Can Europe catch up on A.I.?

If you were asked to bet on who will lead the world in Artificial Intelligence by 2030, which country would you pick? China, the United States, India? It is difficult to imagine that one would bet on Europe. If this is the case for you, this article might change your mind.

The article aims to show the gap between Europe and the rest of the world in terms of investments, research and development concerning A.I. It will also estimate the best approach to the question “Can Europe catch up on A.I.?”.

In order to make our quick analysis, we are going to follow the path of a Deutsche Bank Research paper published at the beginning of 2020, titled “(How) will the EU become an A.I. superstar? and two McKinsey reports, Notes from the AI frontier: Tackling Europe’s gap in digital and AI and How nine digital frontrunners can lead on AI in Europe.

One of the most important preconditions for the spread of A.I. is the advancement and adoption of digital technologies. Europe’s digital gap, which is visible in exhibit 1 of McKinsey report (showing the percentage of digital ICT on GDP for USA, CH, EU), risks to critically affect its chances of playing a significant role on A.I. Source: McKinsey

Similarly, Exhibit 10 of the McKinsey report shows the dependence of AI development on previous adoption of digital technologies generalized to 430 European companies. Only 23% of these companies affirm to be independent of both technology tools and capabilities. Source: McKinsey

Source: Deutsche Bank Research

Source: Deutsche Bank Research.

Graph 3 (on the left) of Deutsche Bank’s report, evidently depicts the predominance of the US, China and Israel in the numbers of recorded A.I. startups, closely followed by former-EU-member the United Kingdom, Canada and Japan. France (the first European country on the list) can be seen in seventh place.
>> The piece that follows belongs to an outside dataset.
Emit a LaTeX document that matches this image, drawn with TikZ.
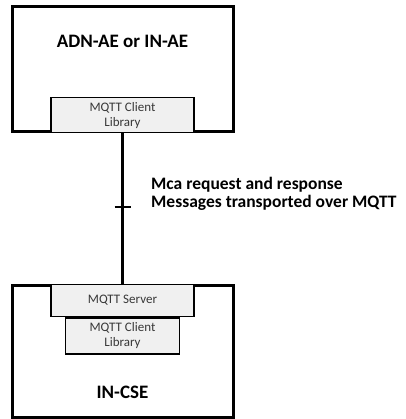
\documentclass[tikz,border=0pt]{standalone}
\usepackage{fontspec}
\setmainfont{Carlito}
\usepackage{xcolor}
\usepackage{tikz}
\usetikzlibrary{positioning, calc}

\definecolor{libfill}{HTML}{F0F0F0}
\definecolor{libtext}{HTML}{383838}

\begin{document}
\begin{tikzpicture}[
    x=1pt, y=-1pt,
    entity/.style={draw, line width=3pt, minimum width=221pt, inner sep=0pt},
    lib/.style={draw, line width=1.5pt, fill=libfill, minimum width=143pt, inner sep=0pt, align=center, text=libtext, font=\fontsize{13}{15}\selectfont},
    title/.style={font=\fontsize{19}{22}\selectfont\bfseries},
    link/.style={line width=3pt},
    note/.style={font=\fontsize{17.5}{18}\selectfont\bfseries, align=left, anchor=west, inner sep=0pt},
]
\useasboundingbox (0,0) rectangle (405,419);

% Application entity
\node[entity, minimum height=125pt] (ae) at (122.5,69.5) {};
\node[title] (aetitle) at ($(ae.north)+(0,36)$) {ADN-AE or IN-AE};
\node[lib, minimum height=35pt, anchor=south] (aeclient) at (ae.south) {MQTT Client\\Library};

% Common services entity
\node[entity, minimum height=132pt] (cse) at (122.5,351) {};
\node[lib, minimum height=32pt, anchor=north] (server) at (cse.north) {MQTT Server};
\node[lib, minimum width=114pt, minimum height=36pt, below=0pt of server] (cseclient) {MQTT Client\\Library};
\node[title] (csetitle) at ($(cse.south)+(0,-26)$) {IN-CSE};

% Mca reference point
\draw[link] (aeclient.south) -- coordinate (mid) (server.north);
\draw[line width=2pt] ($(mid)+(-8,-1)$) -- ($(mid)+(8,-1)$);
\node[note] (msg) at (151,194) {Mca request and response\\Messages transported over MQTT};

\end{tikzpicture}
\end{document}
Furthemore, chart 4 (on the right) illustrates that only five of the top 100 global A.I. startups (those considered most promising by CB Insights) in 2020 were from EU27. The majority of them originated in the US, the UK and China.

Analyzing the amount spent on R&D on software and computer services (good indicators of related A.I. Research), we immediately notice a persistent gap between Europe and the US. If we take the global R&D spending into account we notice that the EU accounts for only 4.7% of it while China and the US account for 16.7% and 26.8% respectively. (Graph 14 from the Deutsche Bank report).

Another important factor influencing R&D on A.I. and new technologies is the dominance in big tech companies in the US and China, compared to the EU. These companies focus on concentrating A.I. talent and research capabilities as they try to speed up the transition process towards A.I., as a means of establishing a dominant role in the new market.